Despite the fact that the SSA never has any evidence that a formerly self-employed SSD applicant is working off the books, the SSA asserts that it will deny benefits unless the claimant proves otherwise. The claimant can submit an affidavit that he or she is not working, which is the same evidence that must be accepted at a hearing. However then the SSA has rejected such affidavits at the initial application stage, and requested tax records. However, when I have produced the tax records revealing no income, or advised the SSA that the claimant did not file because there was no income, the SSA still refused to approve benefits for lack of evidence.
The problem is that the SSA is requiring the claimant to prove a negative; that is, something that does not exist. You can prove you are working by your testimony or that of co-workers. Employment and tax records can also establish gainful activity. Because there is no direct proof that one is not working, what can one do when the SSA rejects indirect proof?
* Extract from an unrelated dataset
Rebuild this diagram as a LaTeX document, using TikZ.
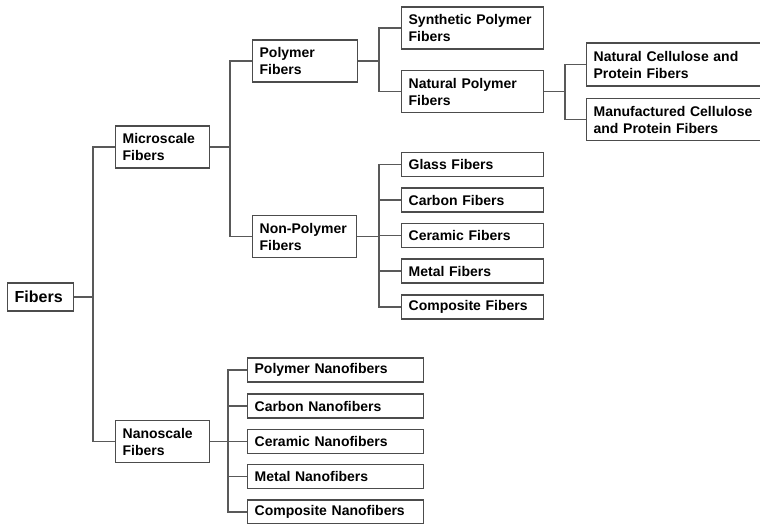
\documentclass[tikz,border=0pt]{standalone}
\usepackage{fontspec}
\setmainfont{Liberation Sans}
\usepackage{tikz}
\usetikzlibrary{calc,positioning}

\definecolor{boxgray}{gray}{0.3}
\definecolor{linkgray}{gray}{0.35}

\tikzset{
  fbox/.style={draw=boxgray, line width=1.3pt, anchor=west, align=left,
    inner xsep=7pt, inner ysep=0pt, font=\fontsize{14}{17}\selectfont\bfseries},
  twoline/.style={fbox, minimum height=42pt},
  oneline/.style={fbox, minimum height=24pt},
  link/.style={draw=linkgray, line width=1.2pt}
}

\begin{document}
\begin{tikzpicture}[x=1pt,y=-1pt]
      \useasboundingbox (0,0) rectangle (760,523);

      % root and first level
      \node[fbox, minimum height=28pt, text width=52pt, font=\fontsize{16}{18}\selectfont\bfseries] (Fib) at (7,297) {Fibers};
      \node[twoline, text width=80pt] (Micro) at (115,147) {Microscale\\Fibers};
      \node[twoline, text width=80pt] (Nano) at (115,441.5) {Nanoscale\\Fibers};

      % microscale branch
      \node[twoline, text width=91pt] (Poly) at (252,61) {Polymer\\Fibers};
      \node[twoline, text width=90pt] (NonPoly) at (252,236.5) {Non-Polymer\\Fibers};
      \node[twoline, text width=128pt] (Synth) at (401,28) {Synthetic Polymer\\Fibers};
      \node[twoline, text width=128pt] (NatPoly) at (401,91.5) {Natural Polymer\\Fibers};
      \node[twoline, minimum height=43pt, text width=170pt] (NatCell) at (586,64.5) {Natural Cellulose and\\Protein Fibers};
      \node[twoline, minimum height=42pt, text width=170pt] (ManCell) at (586,119.5) {Manufactured Cellulose\\and Protein Fibers};

      \node[oneline, text width=128pt] (Glass) at (401,164.5) {Glass Fibers};
      \node[oneline, text width=128pt] (Carbon) at (401,200) {Carbon Fibers};
      \node[oneline, text width=128pt] (Ceramic) at (401,235.5) {Ceramic Fibers};
      \node[oneline, text width=128pt] (Metal) at (401,271) {Metal Fibers};
      \node[oneline, text width=128pt] (Compo) at (401,307) {Composite Fibers};

      % nanoscale branch
      \node[oneline, text width=162pt] (PolyNano) at (247,370) {Polymer Nanofibers};
      \node[oneline, text width=162pt] (CarbonNano) at (247,406) {Carbon Nanofibers};
      \node[oneline, text width=162pt] (CeramicNano) at (247,441.5) {Ceramic Nanofibers};
      \node[oneline, text width=162pt] (MetalNano) at (247,476.5) {Metal Nanofibers};
      \node[oneline, text width=162pt] (CompoNano) at (247,512) {Composite Nanofibers};

      % connectors
      \draw[link] (Micro.west) -- ++(-22,0) |- (Fib.east);
      \draw[link] (Nano.west) -- ++(-22,0) |- (Fib.east);

      \draw[link] (Poly.west) -- ++(-22,0) |- (Micro.east);
      \draw[link] (NonPoly.west) -- ++(-22,0) |- (Micro.east);

      \draw[link] (Synth.west) -- ++(-22,0) |- (Poly.east);
      \draw[link] (NatPoly.west) -- ++(-22,0) |- (Poly.east);

      \draw[link] (NatCell.west) -- ++(-21,0) |- (NatPoly.east);
      \draw[link] (ManCell.west) -- ++(-21,0) |- (NatPoly.east);

      \draw[link] (Glass.west) -- ++(-22,0) |- (NonPoly.east);
      \draw[link] (Carbon.west) -- ++(-22,0) |- (NonPoly.east);
      \draw[link] (Ceramic.west) -- ++(-22,0) |- (NonPoly.east);
      \draw[link] (Metal.west) -- ++(-22,0) |- (NonPoly.east);
      \draw[link] (Compo.west) -- ++(-22,0) |- (NonPoly.east);

      \draw[link] (PolyNano.west) -- ++(-19,0) |- (Nano.east);
      \draw[link] (CarbonNano.west) -- ++(-19,0) |- (Nano.east);
      \draw[link] (CeramicNano.west) -- ++(-19,0) |- (Nano.east);
      \draw[link] (MetalNano.west) -- ++(-19,0) |- (Nano.east);
      \draw[link] (CompoNano.west) -- ++(-19,0) |- (Nano.east);
 \end{tikzpicture}
\end{document}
I recently succeeded in getting SSD benefits approved for a formerly self-employed hardware store owner at the initial application stage. I refused to provide the tax records of the applicant’s spouse on numerous grounds. However, I supplied letters from the hardware store suppliers stating that the applicant no longer worked at the store. Those letters must have sufficed because the SSA, which had told me benefits would be denied if I refused to turn over the tax records, approved the application. The letters were very short, and required little effort on the part of the suppliers, or the claimant in securing them.